• **SET TASK**: Without including any images, repeat the data exactly.

• **GIVEN MATERIAL**:
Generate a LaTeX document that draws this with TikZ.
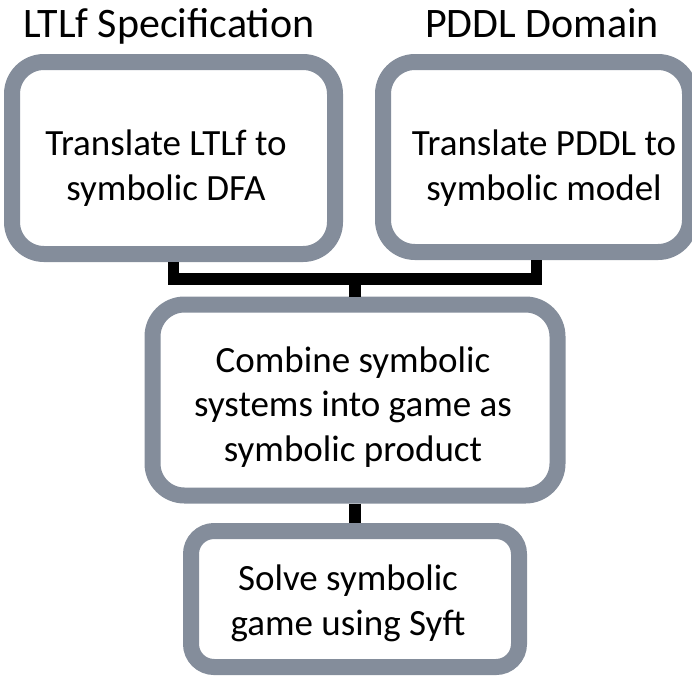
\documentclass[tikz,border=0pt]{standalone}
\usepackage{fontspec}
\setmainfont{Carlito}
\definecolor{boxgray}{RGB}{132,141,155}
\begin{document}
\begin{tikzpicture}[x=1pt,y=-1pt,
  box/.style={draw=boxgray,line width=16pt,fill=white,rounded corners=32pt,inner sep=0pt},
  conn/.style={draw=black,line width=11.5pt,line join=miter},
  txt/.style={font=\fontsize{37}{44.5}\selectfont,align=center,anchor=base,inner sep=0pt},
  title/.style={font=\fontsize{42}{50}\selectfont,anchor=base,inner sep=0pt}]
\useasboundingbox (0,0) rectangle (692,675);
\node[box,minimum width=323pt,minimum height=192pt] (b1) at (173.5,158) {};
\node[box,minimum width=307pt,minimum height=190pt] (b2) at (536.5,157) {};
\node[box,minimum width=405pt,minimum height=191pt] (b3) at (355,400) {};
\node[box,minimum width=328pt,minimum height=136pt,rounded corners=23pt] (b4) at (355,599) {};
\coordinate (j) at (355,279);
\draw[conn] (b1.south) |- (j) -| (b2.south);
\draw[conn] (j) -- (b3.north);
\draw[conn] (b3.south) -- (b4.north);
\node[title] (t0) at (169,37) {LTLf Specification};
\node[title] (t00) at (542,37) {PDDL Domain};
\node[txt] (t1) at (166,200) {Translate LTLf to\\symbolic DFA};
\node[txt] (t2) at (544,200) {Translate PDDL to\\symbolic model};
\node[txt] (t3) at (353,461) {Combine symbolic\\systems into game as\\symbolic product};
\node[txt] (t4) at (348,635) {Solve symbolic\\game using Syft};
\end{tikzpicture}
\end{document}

• **TASK OUTPUT**:
Generate a LaTeX document that draws this with TikZ.
\documentclass[tikz,border=0pt]{standalone}
\usepackage{fontspec}
\setmainfont{Carlito}
\definecolor{boxgray}{RGB}{132,141,155}
\begin{document}
\begin{tikzpicture}[x=1pt,y=-1pt,
  box/.style={draw=boxgray,line width=16pt,fill=white,rounded corners=32pt,inner sep=0pt},
  conn/.style={draw=black,line width=11.5pt,line join=miter},
  txt/.style={font=\fontsize{37}{44.5}\selectfont,align=center,anchor=base,inner sep=0pt},
  title/.style={font=\fontsize{42}{50}\selectfont,anchor=base,inner sep=0pt}]
\useasboundingbox (0,0) rectangle (692,675);
\node[box,minimum width=323pt,minimum height=192pt] (b1) at (173.5,158) {};
\node[box,minimum width=307pt,minimum height=190pt] (b2) at (536.5,157) {};
\node[box,minimum width=405pt,minimum height=191pt] (b3) at (355,400) {};
\node[box,minimum width=328pt,minimum height=136pt,rounded corners=23pt] (b4) at (355,599) {};
\coordinate (j) at (355,279);
\draw[conn] (b1.south) |- (j) -| (b2.south);
\draw[conn] (j) -- (b3.north);
\draw[conn] (b3.south) -- (b4.north);
\node[title] (t0) at (169,37) {LTLf Specification};
\node[title] (t00) at (542,37) {PDDL Domain};
\node[txt] (t1) at (166,200) {Translate LTLf to\\symbolic DFA};
\node[txt] (t2) at (544,200) {Translate PDDL to\\symbolic model};
\node[txt] (t3) at (353,461) {Combine symbolic\\systems into game as\\symbolic product};
\node[txt] (t4) at (348,635) {Solve symbolic\\game using Syft};
\end{tikzpicture}
\end{document}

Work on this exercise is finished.